Hmmm. The grit must be later in the song. Lessee. Repeat above. Then “My black leather lady***/Oh come play with me/Oh buhay-bee.

That’s it, the sum total of the song’s lyrics.

Okay, that was the single. I mean, they prolly bent to the conventions of the marketplace; the demands of capital necessitated simplistic words, right?

Here we go with “Girl”:

Oh girl.

Turn me on.

Yeah.

You know how.

Oh Touch me soft.

You might think a song 4:04 in length might contain more, and you’d be right. There are some orgasm sounds that are too embarrassing to relate here.

All right, love songs are just silly anyway. This one is called “Che”—it must political, huh? (Unless it’s a variant on “Cheree”…)

He’s wearin’ a red star

He’s smokin’ a cigar

And when he died

The whole world lied.

Said he wazza saint.

But I know he aint [echoey sound effect on the vocals here]

Chuh…Che

Hooray Hooray

Chuh…Che

Hooray Hooray

(There are also some yelps here and there.)

So you’re arguing that good lyrics aren’t necessary for a good song; it’s about delivery and music. Alan Vega sings in the manner of a heavy-breathing midnight caller, occasionally lapsing into psychosis. There are great gaps between the each line, suggesting he made up the words as he went along.

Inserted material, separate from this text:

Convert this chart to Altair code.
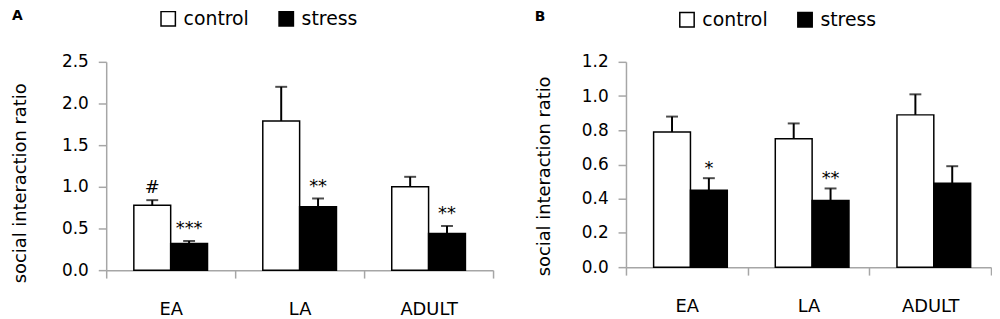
import altair as alt
import pandas as pd

groups = ["EA", "LA", "ADULT"]
series = ["control", "stress"]

a_control = [0.78, 1.79, 1.00]
a_control_err = [0.06, 0.41, 0.12]
a_stress = [0.32, 0.76, 0.44]
a_stress_err = [0.03, 0.10, 0.09]
a_control_ann = ["#", "", ""]
a_stress_ann = ["***", "**", "**"]

b_control = [0.79, 0.75, 0.89]
b_control_err = [0.09, 0.09, 0.12]
b_stress = [0.45, 0.39, 0.49]
b_stress_err = [0.07, 0.07, 0.10]
b_control_ann = ["", "", ""]
b_stress_ann = ["*", "**", ""]

a_ticks = [0.0, 0.5, 1.0, 1.5, 2.0, 2.5]
b_ticks = [0.0, 0.2, 0.4, 0.6, 0.8, 1.0, 1.2]

FONT = "DejaVu Sans"
GRAY = "#a6a6a6"


def make_df(ctrl, ctrl_err, st, st_err, ctrl_ann, st_ann):
    rows = []
    for i, g in enumerate(groups):
        rows.append(dict(group=g, series="control", value=ctrl[i], top=ctrl[i] + ctrl_err[i], ann=ctrl_ann[i]))
        rows.append(dict(group=g, series="stress", value=st[i], top=st[i] + st_err[i], ann=st_ann[i]))
    return pd.DataFrame(rows)


def panel(df, letter, ymax, ticks, w, h, legend_x, legend_y, letter_pad, title_y, title_pad, ann_dy):
    x = alt.X("group:N", sort=groups, title=None,
              scale=alt.Scale(paddingInner=0, paddingOuter=0),
              axis=alt.Axis(labelAngle=0, tickBand="extent", tickSize=8, tickColor=GRAY,
                            domainColor=GRAY, labelFontSize=18, labelFont=FONT,
                            labelColor="black", labelPadding=23, grid=False, tickWidth=1.5,
                            domainWidth=1.5))
    xo = alt.XOffset("series:N", sort=series, scale=alt.Scale(paddingInner=0, paddingOuter=0.75))
    y_scale = alt.Scale(domain=[0, ymax], nice=False)
    y_axis = alt.Axis(values=ticks, format=".1f", tickSize=8, tickColor=GRAY, domainColor=GRAY,
                      labelFontSize=17, labelFont=FONT, labelColor="black", labelPadding=10,
                      labelOverlap=False, tickCount=len(ticks),
                      title="social interaction ratio", titleFont=FONT, titleFontSize=18,
                      titleFontWeight="normal", titleColor="black", titlePadding=title_pad,
                      titleY=title_y, grid=False, tickWidth=1.5, domainWidth=1.5)
    base = alt.Chart(df).encode(x=x, xOffset=xo)
    bars = base.mark_bar(stroke="black", strokeWidth=1.5).encode(
        y=alt.Y("value:Q", scale=y_scale, axis=y_axis),
        fill=alt.Fill("series:N", sort=series,
                      scale=alt.Scale(domain=series, range=["white", "black"]),
                      legend=alt.Legend(orient="none", legendX=legend_x, legendY=legend_y,
                                        direction="horizontal", title=letter,
                                        titleOrient="left", titlePadding=letter_pad,
                                        titleFont=FONT, titleFontSize=14, titleFontWeight="bold",
                                        titleColor="black", titleBaseline="top",
                                        titleAnchor="start",
                                        symbolType="square",
                                        symbolSize=210, symbolStrokeColor="black",
                                        symbolStrokeWidth=1.5, labelFontSize=19, labelFont=FONT,
                                        labelColor="black", columnPadding=27, labelOffset=6)),
    )
    rules = base.mark_rule(color="black", strokeWidth=2).encode(
        y=alt.Y("value:Q", scale=y_scale, axis=y_axis), y2="top:Q")
    caps = base.mark_tick(color="black", thickness=2, size=12).encode(
        y=alt.Y("top:Q", scale=y_scale, axis=y_axis))
    texts = base.mark_text(font=FONT, fontSize=18, color="black", baseline="alphabetic",
                           dy=ann_dy).encode(y=alt.Y("top:Q", scale=y_scale, axis=y_axis),
                                             text="ann:N")
    return alt.layer(bars, rules, caps, texts).properties(width=w, height=h)


df_a = make_df(a_control, a_control_err, a_stress, a_stress_err, a_control_ann, a_stress_ann)
df_b = make_df(b_control, b_control_err, b_stress, b_stress_err, b_control_ann, b_stress_ann)

pa = panel(df_a, "A", 2.5, a_ticks, 390, 210, -95, -53, 137, 122, 32, -7)
pb = panel(df_b, "B", 1.2, b_ticks, 368, 207, -92, -52, 133, 115, 28, -4)

chart = alt.hconcat(pa, pb, spacing=41).resolve_scale(fill="independent").properties(
    padding={"left": 3, "top": 0, "right": 0, "bottom": 0}
).configure_view(stroke=None)

chart.save("out.html", embed_options={"renderer": "svg", "actions": False})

On every song there’s a synth background that sounds like bugs at night in the summer. Occasionally there are tinkly melodies that recall opening novelty "musical" Christmas cards. Sometimes the “music” becomes a perfect replication of your fridge when it’s humming loud in the middle of the night and making it so you can’t sleep. Sometimes it sounds like a ill-grounded circuit, like how your laptop might sound when plugged into an outlet in Tanzania. From time to time some kid must’ve come on to mash organ keys randomly.

I do believe I’m going to record one of these to give to anyone who betrays me in the future.

--

*Okay, okay, I skipped Marc Anthony’s song.

**Roni Sarig, The Secret History of Rock.

***This is mumbled, so possibly mis-heard.

Potential

I’ve come across an album with the potential to be added to the 2000-2004 list: Devin the Dude’s mis-named To tha Extreme (2004). Rarely do I like a record so relaxed all the way through. This was the record Marvin Gaye would’ve made if he’d had a sense of humor. The subject matter limited to weed and sex, sometimes both in the same song, and it’s funny throughout with not one skit. Devin gets played by a freak, rides a plane high, is denied a nipple tickle, receives his comeuppance from a muscle-bound Jamaican, and fails to pay his parking tickets. Apparently, Ray Stevens (ca. “The Streak”) is a guess vocalist portraying a rapping redneck cop, “this street is ars/we seldom see rims like ‘at with a yellow stripe ‘round the tars.” A bizarre but sweet musical equivalent of “can’t we all just get along” closes out the album, and it includes both an admission of dictionary failures and the word “combinate.”

Drawback: On some of the “romantic” tunes, there’s that synthesizer wash that sounds like the way xmas tree icicles look.

I suspect the record will end up in the B range, since its strength is entirely in the lyrics. His vocals, samples, music, and beats are not really remarkable in any sense.

3.06.2005

Sharkman

An old friend died this last week. He wasn’t old; he was a friend a long time ago. I’d only seen him once in the last dozen years, but we'd sent a few emails back and forth. It was strange to learn of his death from a website whose author did not even know him.

Watching Wizard of Oz with Sharkman was more fun than any other time I have seen that movie. I also ate more prunes in one sitting with him—he had jars of ‘em in his room, jars—than ever before or since: he had decided they were a good luck talisman for free throws at that time. I know he would’ve raged at the referees today, and I raged along with him in spirit. I think I’ll dig out the Mr. Bungle tape (his favorite, a dozen years ago) and rage some more.

3.02.2005

Influence Watch, pt 1

Pearl Jam: Chad Kroeger, “Hero,” 2002.

Pearl Jam: Creed, “One Last Breath,” 2002.